Records with drawing code
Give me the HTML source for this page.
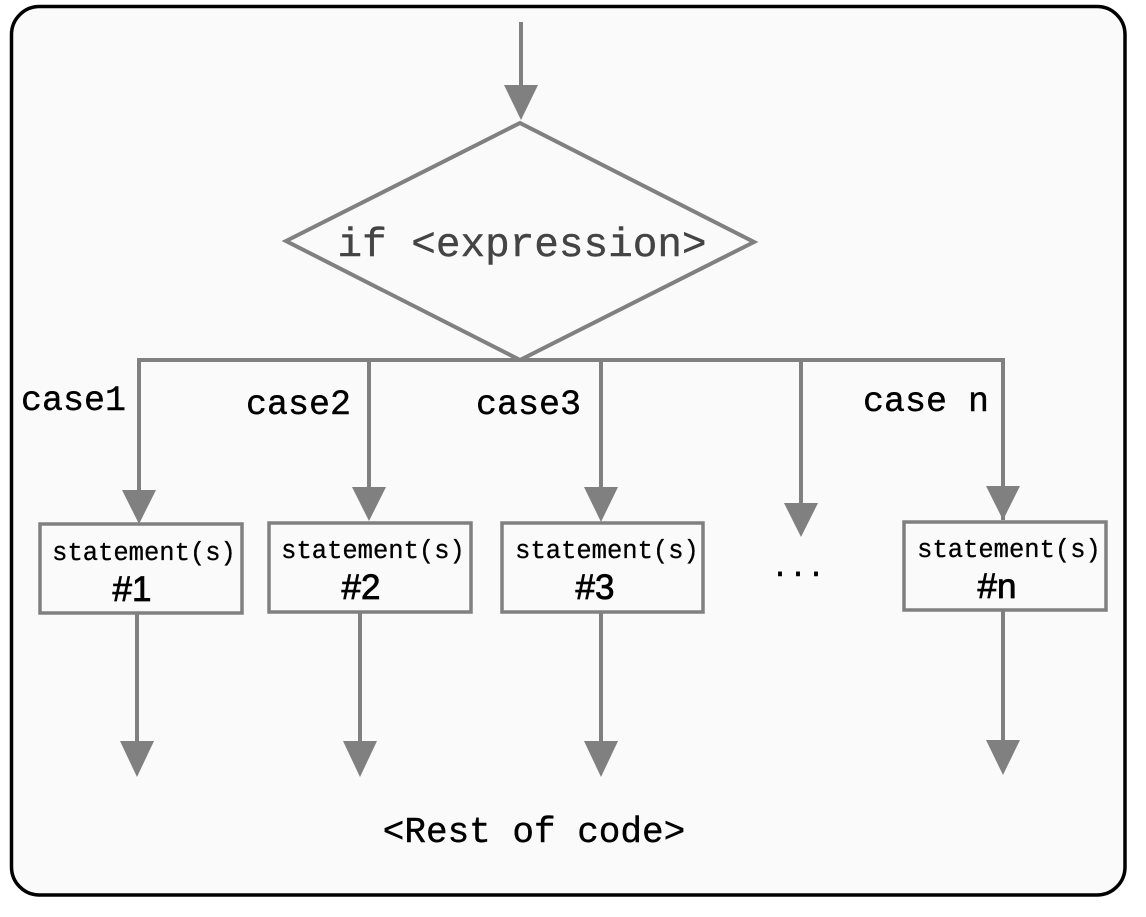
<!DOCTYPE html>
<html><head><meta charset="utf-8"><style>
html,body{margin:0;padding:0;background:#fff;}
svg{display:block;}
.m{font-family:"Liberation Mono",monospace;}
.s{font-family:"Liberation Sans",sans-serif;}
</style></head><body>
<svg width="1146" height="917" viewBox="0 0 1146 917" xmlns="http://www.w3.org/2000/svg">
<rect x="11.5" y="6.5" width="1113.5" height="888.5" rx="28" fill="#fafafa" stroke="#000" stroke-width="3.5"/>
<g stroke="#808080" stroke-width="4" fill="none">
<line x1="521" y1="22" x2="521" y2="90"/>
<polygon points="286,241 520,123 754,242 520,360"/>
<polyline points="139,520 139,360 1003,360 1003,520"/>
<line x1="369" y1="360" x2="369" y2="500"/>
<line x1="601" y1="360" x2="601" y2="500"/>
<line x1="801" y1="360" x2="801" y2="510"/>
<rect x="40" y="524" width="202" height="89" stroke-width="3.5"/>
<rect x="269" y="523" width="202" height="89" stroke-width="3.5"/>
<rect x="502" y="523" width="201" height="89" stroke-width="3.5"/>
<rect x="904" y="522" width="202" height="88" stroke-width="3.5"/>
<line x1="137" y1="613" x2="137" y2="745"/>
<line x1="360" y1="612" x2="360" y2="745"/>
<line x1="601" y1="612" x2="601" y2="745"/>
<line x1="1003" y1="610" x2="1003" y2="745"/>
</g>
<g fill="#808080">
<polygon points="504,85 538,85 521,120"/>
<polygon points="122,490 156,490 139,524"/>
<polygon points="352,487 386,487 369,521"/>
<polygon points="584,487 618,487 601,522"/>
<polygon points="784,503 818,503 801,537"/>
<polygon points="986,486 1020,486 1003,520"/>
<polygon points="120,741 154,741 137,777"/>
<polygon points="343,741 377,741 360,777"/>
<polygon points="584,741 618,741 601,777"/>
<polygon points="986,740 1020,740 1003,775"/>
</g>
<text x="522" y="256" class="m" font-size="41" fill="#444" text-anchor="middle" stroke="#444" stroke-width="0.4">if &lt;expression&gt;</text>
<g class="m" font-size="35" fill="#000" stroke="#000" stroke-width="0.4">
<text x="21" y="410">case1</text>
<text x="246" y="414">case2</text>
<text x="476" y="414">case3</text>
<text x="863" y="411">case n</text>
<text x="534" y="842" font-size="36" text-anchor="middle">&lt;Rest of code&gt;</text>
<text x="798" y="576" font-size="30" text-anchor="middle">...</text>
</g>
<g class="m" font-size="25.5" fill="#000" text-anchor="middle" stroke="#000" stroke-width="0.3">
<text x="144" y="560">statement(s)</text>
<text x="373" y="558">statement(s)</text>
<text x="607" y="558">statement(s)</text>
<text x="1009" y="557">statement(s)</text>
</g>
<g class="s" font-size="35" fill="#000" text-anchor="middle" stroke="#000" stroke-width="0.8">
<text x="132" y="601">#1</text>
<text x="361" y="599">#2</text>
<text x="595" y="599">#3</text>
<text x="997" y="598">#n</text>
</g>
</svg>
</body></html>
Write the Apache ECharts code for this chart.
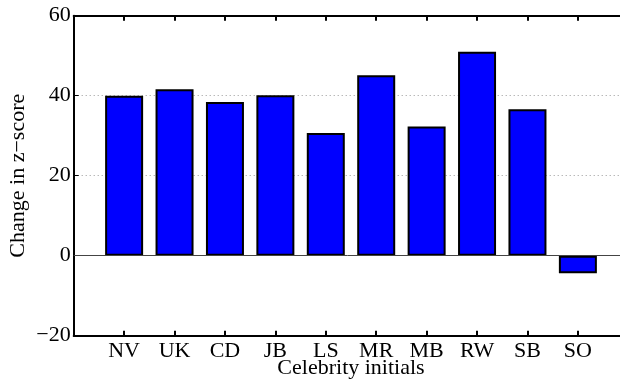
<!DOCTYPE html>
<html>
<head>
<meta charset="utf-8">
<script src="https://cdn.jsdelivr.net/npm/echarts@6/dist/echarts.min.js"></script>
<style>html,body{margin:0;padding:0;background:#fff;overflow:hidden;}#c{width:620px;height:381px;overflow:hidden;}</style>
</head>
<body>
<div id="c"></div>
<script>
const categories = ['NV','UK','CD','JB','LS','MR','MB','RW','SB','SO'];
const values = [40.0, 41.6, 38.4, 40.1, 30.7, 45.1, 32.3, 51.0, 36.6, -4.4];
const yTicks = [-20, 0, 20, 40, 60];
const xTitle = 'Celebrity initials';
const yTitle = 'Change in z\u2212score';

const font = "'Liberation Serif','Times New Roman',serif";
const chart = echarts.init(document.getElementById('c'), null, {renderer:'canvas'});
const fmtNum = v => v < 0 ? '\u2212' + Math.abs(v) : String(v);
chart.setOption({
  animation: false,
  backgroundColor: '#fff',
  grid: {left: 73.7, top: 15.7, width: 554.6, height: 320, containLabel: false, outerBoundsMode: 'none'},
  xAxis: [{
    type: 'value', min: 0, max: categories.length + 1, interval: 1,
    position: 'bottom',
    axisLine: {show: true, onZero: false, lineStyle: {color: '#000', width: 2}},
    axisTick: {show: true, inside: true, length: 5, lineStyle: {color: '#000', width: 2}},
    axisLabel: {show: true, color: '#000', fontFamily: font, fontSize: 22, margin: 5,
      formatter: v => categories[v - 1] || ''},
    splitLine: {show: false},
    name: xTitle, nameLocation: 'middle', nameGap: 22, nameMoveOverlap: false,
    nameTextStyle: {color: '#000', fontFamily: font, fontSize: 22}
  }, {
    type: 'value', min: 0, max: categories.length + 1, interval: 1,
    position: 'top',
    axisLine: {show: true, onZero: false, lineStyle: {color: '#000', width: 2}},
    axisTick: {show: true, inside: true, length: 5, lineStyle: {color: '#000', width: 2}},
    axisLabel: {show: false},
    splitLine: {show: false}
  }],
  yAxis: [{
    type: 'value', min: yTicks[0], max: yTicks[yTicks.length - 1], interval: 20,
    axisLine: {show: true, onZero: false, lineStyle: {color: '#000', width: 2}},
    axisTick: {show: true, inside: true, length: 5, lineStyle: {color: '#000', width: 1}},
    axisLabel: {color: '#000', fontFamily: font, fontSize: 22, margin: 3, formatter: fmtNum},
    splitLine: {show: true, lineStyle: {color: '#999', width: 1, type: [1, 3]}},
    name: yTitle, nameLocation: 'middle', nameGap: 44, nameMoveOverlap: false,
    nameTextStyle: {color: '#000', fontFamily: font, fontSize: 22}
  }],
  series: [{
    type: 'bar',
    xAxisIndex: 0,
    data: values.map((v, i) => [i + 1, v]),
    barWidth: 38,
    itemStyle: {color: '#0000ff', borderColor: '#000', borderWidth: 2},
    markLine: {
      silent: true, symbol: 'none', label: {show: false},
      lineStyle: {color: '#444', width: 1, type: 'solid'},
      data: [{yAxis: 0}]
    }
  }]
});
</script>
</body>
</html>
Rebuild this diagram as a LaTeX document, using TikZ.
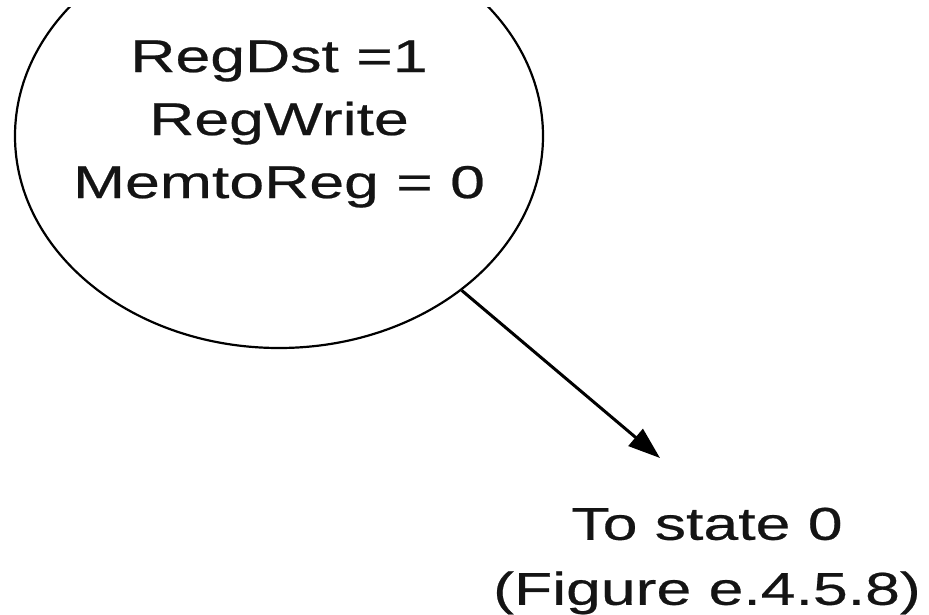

— Requirements —
Transcribe the full listing above exactly, with the images removed.

— Exercise output —
Give me the HTML source for this page.
<!DOCTYPE html>
<html><head><meta charset="utf-8"><style>
html,body{margin:0;padding:0;background:#fff;}
svg{display:block;}
.m{font-family:"Liberation Mono",monospace;}
.s{font-family:"Liberation Sans",sans-serif;}
</style></head><body>
<svg width="1146" height="917" viewBox="0 0 1146 917" xmlns="http://www.w3.org/2000/svg">
<rect x="11.5" y="6.5" width="1113.5" height="888.5" rx="28" fill="#fafafa" stroke="#000" stroke-width="3.5"/>
<g stroke="#808080" stroke-width="4" fill="none">
<line x1="521" y1="22" x2="521" y2="90"/>
<polygon points="286,241 520,123 754,242 520,360"/>
<polyline points="139,520 139,360 1003,360 1003,520"/>
<line x1="369" y1="360" x2="369" y2="500"/>
<line x1="601" y1="360" x2="601" y2="500"/>
<line x1="801" y1="360" x2="801" y2="510"/>
<rect x="40" y="524" width="202" height="89" stroke-width="3.5"/>
<rect x="269" y="523" width="202" height="89" stroke-width="3.5"/>
<rect x="502" y="523" width="201" height="89" stroke-width="3.5"/>
<rect x="904" y="522" width="202" height="88" stroke-width="3.5"/>
<line x1="137" y1="613" x2="137" y2="745"/>
<line x1="360" y1="612" x2="360" y2="745"/>
<line x1="601" y1="612" x2="601" y2="745"/>
<line x1="1003" y1="610" x2="1003" y2="745"/>
</g>
<g fill="#808080">
<polygon points="504,85 538,85 521,120"/>
<polygon points="122,490 156,490 139,524"/>
<polygon points="352,487 386,487 369,521"/>
<polygon points="584,487 618,487 601,522"/>
<polygon points="784,503 818,503 801,537"/>
<polygon points="986,486 1020,486 1003,520"/>
<polygon points="120,741 154,741 137,777"/>
<polygon points="343,741 377,741 360,777"/>
<polygon points="584,741 618,741 601,777"/>
<polygon points="986,740 1020,740 1003,775"/>
</g>
<text x="522" y="256" class="m" font-size="41" fill="#444" text-anchor="middle" stroke="#444" stroke-width="0.4">if &lt;expression&gt;</text>
<g class="m" font-size="35" fill="#000" stroke="#000" stroke-width="0.4">
<text x="21" y="410">case1</text>
<text x="246" y="414">case2</text>
<text x="476" y="414">case3</text>
<text x="863" y="411">case n</text>
<text x="534" y="842" font-size="36" text-anchor="middle">&lt;Rest of code&gt;</text>
<text x="798" y="576" font-size="30" text-anchor="middle">...</text>
</g>
<g class="m" font-size="25.5" fill="#000" text-anchor="middle" stroke="#000" stroke-width="0.3">
<text x="144" y="560">statement(s)</text>
<text x="373" y="558">statement(s)</text>
<text x="607" y="558">statement(s)</text>
<text x="1009" y="557">statement(s)</text>
</g>
<g class="s" font-size="35" fill="#000" text-anchor="middle" stroke="#000" stroke-width="0.8">
<text x="132" y="601">#1</text>
<text x="361" y="599">#2</text>
<text x="595" y="599">#3</text>
<text x="997" y="598">#n</text>
</g>
</svg>
</body></html>
Write the Apache ECharts code for this chart.
<!DOCTYPE html>
<html>
<head>
<meta charset="utf-8">
<script src="https://cdn.jsdelivr.net/npm/echarts@6/dist/echarts.min.js"></script>
<style>html,body{margin:0;padding:0;background:#fff;overflow:hidden;}#c{width:620px;height:381px;overflow:hidden;}</style>
</head>
<body>
<div id="c"></div>
<script>
const categories = ['NV','UK','CD','JB','LS','MR','MB','RW','SB','SO'];
const values = [40.0, 41.6, 38.4, 40.1, 30.7, 45.1, 32.3, 51.0, 36.6, -4.4];
const yTicks = [-20, 0, 20, 40, 60];
const xTitle = 'Celebrity initials';
const yTitle = 'Change in z\u2212score';

const font = "'Liberation Serif','Times New Roman',serif";
const chart = echarts.init(document.getElementById('c'), null, {renderer:'canvas'});
const fmtNum = v => v < 0 ? '\u2212' + Math.abs(v) : String(v);
chart.setOption({
  animation: false,
  backgroundColor: '#fff',
  grid: {left: 73.7, top: 15.7, width: 554.6, height: 320, containLabel: false, outerBoundsMode: 'none'},
  xAxis: [{
    type: 'value', min: 0, max: categories.length + 1, interval: 1,
    position: 'bottom',
    axisLine: {show: true, onZero: false, lineStyle: {color: '#000', width: 2}},
    axisTick: {show: true, inside: true, length: 5, lineStyle: {color: '#000', width: 2}},
    axisLabel: {show: true, color: '#000', fontFamily: font, fontSize: 22, margin: 5,
      formatter: v => categories[v - 1] || ''},
    splitLine: {show: false},
    name: xTitle, nameLocation: 'middle', nameGap: 22, nameMoveOverlap: false,
    nameTextStyle: {color: '#000', fontFamily: font, fontSize: 22}
  }, {
    type: 'value', min: 0, max: categories.length + 1, interval: 1,
    position: 'top',
    axisLine: {show: true, onZero: false, lineStyle: {color: '#000', width: 2}},
    axisTick: {show: true, inside: true, length: 5, lineStyle: {color: '#000', width: 2}},
    axisLabel: {show: false},
    splitLine: {show: false}
  }],
  yAxis: [{
    type: 'value', min: yTicks[0], max: yTicks[yTicks.length - 1], interval: 20,
    axisLine: {show: true, onZero: false, lineStyle: {color: '#000', width: 2}},
    axisTick: {show: true, inside: true, length: 5, lineStyle: {color: '#000', width: 1}},
    axisLabel: {color: '#000', fontFamily: font, fontSize: 22, margin: 3, formatter: fmtNum},
    splitLine: {show: true, lineStyle: {color: '#999', width: 1, type: [1, 3]}},
    name: yTitle, nameLocation: 'middle', nameGap: 44, nameMoveOverlap: false,
    nameTextStyle: {color: '#000', fontFamily: font, fontSize: 22}
  }],
  series: [{
    type: 'bar',
    xAxisIndex: 0,
    data: values.map((v, i) => [i + 1, v]),
    barWidth: 38,
    itemStyle: {color: '#0000ff', borderColor: '#000', borderWidth: 2},
    markLine: {
      silent: true, symbol: 'none', label: {show: false},
      lineStyle: {color: '#444', width: 1, type: 'solid'},
      data: [{yAxis: 0}]
    }
  }]
});
</script>
</body>
</html>
Rebuild this diagram as a LaTeX document, using TikZ.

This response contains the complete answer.